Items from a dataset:
++++

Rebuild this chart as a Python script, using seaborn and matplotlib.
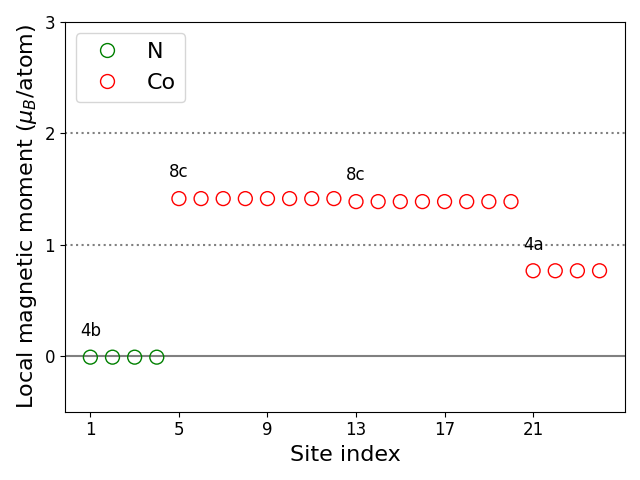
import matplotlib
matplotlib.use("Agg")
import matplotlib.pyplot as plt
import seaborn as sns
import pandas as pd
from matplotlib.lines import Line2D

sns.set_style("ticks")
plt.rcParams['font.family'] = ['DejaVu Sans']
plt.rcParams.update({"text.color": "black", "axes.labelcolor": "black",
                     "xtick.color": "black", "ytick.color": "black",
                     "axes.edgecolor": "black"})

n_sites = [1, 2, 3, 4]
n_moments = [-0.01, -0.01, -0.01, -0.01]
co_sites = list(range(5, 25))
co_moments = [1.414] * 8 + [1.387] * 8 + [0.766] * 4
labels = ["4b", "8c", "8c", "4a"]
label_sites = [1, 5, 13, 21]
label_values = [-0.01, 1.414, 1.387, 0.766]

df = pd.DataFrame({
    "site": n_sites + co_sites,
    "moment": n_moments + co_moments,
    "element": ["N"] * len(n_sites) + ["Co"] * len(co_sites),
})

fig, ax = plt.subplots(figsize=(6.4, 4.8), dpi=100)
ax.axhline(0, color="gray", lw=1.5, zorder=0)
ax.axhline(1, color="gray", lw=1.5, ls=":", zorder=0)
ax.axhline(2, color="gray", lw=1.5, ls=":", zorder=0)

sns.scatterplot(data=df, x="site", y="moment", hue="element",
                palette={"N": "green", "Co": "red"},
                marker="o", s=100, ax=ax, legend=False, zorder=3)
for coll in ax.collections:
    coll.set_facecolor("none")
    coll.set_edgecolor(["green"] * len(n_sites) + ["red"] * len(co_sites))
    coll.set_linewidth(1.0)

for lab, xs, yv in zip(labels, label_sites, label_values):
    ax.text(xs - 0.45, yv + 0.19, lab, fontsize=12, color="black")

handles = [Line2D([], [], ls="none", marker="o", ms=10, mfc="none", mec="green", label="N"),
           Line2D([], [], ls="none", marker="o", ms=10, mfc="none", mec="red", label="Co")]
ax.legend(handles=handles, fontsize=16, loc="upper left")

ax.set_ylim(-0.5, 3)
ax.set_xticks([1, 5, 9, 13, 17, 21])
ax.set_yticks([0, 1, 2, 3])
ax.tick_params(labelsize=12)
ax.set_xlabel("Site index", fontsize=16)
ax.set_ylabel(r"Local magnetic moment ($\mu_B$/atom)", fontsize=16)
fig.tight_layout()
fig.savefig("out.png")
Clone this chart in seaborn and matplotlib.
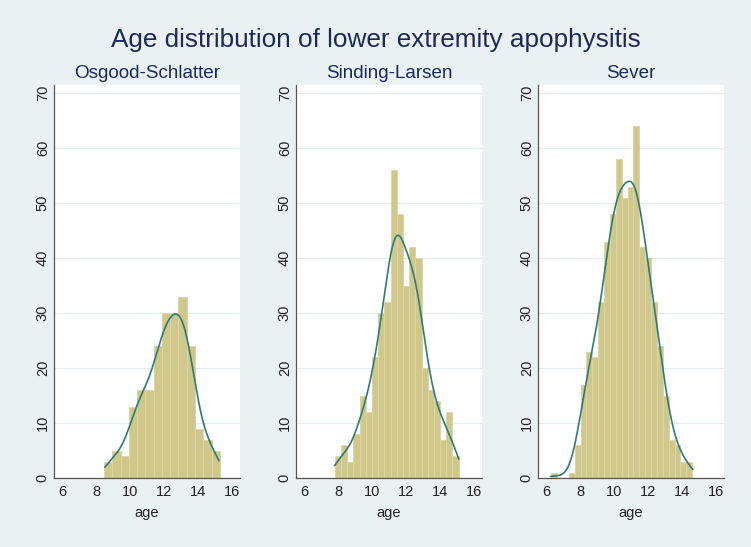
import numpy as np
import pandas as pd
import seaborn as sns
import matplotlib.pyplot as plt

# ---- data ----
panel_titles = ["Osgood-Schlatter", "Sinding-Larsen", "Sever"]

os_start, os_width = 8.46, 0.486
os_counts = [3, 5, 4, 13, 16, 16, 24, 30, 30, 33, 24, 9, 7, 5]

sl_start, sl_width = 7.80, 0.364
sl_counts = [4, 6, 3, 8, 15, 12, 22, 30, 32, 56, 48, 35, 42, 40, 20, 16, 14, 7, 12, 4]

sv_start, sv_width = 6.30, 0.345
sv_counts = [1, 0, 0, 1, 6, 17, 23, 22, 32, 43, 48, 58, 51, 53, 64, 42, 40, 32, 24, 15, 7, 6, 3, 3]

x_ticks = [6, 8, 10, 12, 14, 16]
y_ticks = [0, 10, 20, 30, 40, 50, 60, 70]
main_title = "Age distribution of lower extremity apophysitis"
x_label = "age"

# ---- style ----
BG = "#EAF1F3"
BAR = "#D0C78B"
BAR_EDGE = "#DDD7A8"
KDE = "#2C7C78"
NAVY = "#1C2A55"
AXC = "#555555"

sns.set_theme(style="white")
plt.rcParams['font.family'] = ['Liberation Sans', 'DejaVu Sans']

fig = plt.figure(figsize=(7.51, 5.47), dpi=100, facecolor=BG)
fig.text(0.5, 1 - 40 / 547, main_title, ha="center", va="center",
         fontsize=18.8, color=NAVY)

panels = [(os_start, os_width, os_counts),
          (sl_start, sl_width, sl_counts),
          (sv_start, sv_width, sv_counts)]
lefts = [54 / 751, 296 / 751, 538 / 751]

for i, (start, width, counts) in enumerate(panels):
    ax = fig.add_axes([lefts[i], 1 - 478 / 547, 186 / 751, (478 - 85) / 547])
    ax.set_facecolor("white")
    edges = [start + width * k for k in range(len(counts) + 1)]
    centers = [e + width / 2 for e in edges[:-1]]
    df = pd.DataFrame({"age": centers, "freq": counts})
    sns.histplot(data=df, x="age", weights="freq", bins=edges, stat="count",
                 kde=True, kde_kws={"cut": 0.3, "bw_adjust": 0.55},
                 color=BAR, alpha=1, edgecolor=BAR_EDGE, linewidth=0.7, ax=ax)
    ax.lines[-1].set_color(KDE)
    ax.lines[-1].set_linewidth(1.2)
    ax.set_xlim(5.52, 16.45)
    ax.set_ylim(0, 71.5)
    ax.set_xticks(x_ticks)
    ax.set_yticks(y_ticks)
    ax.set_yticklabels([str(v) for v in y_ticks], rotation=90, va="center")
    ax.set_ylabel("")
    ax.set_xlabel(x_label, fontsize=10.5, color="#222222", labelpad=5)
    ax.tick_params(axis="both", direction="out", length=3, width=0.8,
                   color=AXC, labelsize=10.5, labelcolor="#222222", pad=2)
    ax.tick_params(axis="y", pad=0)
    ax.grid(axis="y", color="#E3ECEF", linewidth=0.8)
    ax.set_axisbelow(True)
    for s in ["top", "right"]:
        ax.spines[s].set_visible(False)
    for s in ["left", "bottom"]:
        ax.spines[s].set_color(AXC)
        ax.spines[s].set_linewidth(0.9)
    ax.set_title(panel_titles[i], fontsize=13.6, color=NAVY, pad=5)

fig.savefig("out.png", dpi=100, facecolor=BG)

++++

The request:
Copy nothing but the lines from the first one in the listing through the line with "from matplotlib.lines import Line2D", and omit the pictures.

The reply:
Rebuild this chart as a Python script, using seaborn and matplotlib.
import matplotlib
matplotlib.use("Agg")
import matplotlib.pyplot as plt
import seaborn as sns
import pandas as pd
from matplotlib.lines import Line2D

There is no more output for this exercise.